5. It’s All About Social
“We’re very intentional about making it easy for visitors to connect with us on various social platforms. We include links to our social networks on every page, not just for the heck of it, but because social networks are where visitors can interact and get an even better feel for who we are as a company and a brand.”
— Tracy Foster from ONA
User experience is an extension of the relationship and interaction between the business and the customer, between the website and the user. It is this human touch that makes the user experience much more meaningful, more human. This is where social media comes in.
According to journalist Anna Lawlor, social media is about people and should be at the middle of building up a business’ relationship equity. The technologies presented by social media should a complementary tool that adds value for your visitors. Anna Lawlor however, also says that social media should not be used as a mere broadcast tool but rather an engagement tool.
6. Surveys: Getting Your Customers’ Pulse
“We employ customer service surveys and have constant communication between our customer service department and our tech team. We take immediate action on any problems we find, and we continually split-test our website processes to make them better for our customers.”
— Joe Barton from Barton Publishing
Getting the pulse and feel of your customers is important if you want to optimize your site for user-experience. And what better way to get your customers’ pulse than through surveys? The communications and the feedback you can get from surveys are valuable information that can help you optimize your website.
Jakob Nielsen from the NN Group, known as the usability godfather, suggests that to ensure you get feedback from users who have already engaged with your product, it would be best that surveys be given out only after a user participated in a formal test. On top of that, Nielsen also suggested the use of poll questions that will help you get insights of what motivates users to patronize your products.
7. Validate Everything on Your Pages
“Anything you add to your product must be validated in order for it to stay there.”
— Eric Reis from The Lean Startup
Many times, website owners try to fit in as much add-ons, apps, widgets and features to their websites as possible. Some would even spend a considerable amount purchasing or developing an add-on or a plugin thinking all these will help improve their sites.
Soon enough, website owners will find these plugins and features building up, stacking up over each other, without generating the kind of results expected from them. That is why it is very important that every feature that you add to your website is tested for their efficacy. The insights you get will let you decide which feature should remain and which should be discarded.
8. Simplify Your Forms
“So when it comes to forms…don’t mess around. Include fewer fields, and ask for only basic information from your users.”
— Marc Schenker from Boot Strap Bay
Every business model online has a need for a web form, to get customer details and other required information. However, many businesses complicate things and make their web forms complicated, cumbersome and confusing – turning off would-be customers from taking the next step.
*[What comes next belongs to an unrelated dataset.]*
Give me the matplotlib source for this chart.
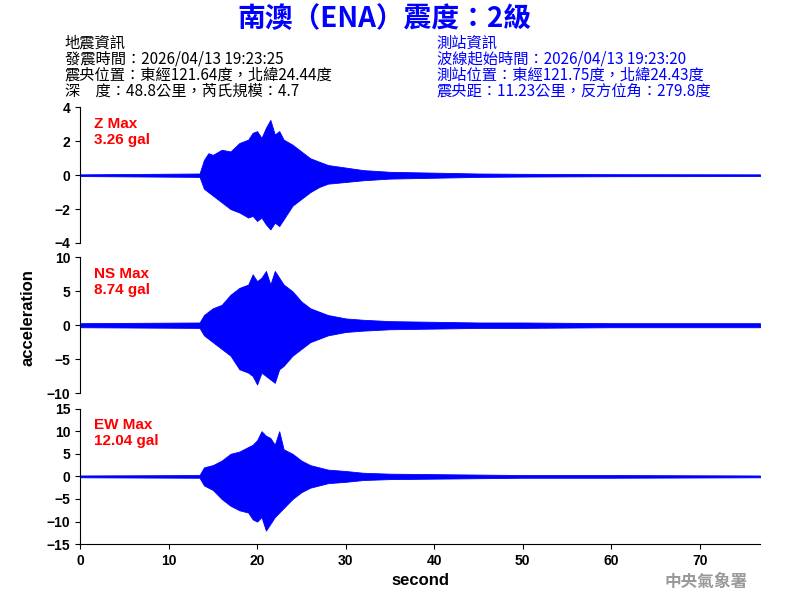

Turn your web forms into assets – by simply reducing the number of fields. Eliminating just one field – just one field as research indicate – will boost conversion by up to 50%. Sometimes, website owners add too many fields in their forms, asking too much information that they really don’t need, and in the process turn off customers.
So, there you have it, curated voices from some of the best minds in the web, giving these valuable tips and lessons that can help improve your website’s user-experience.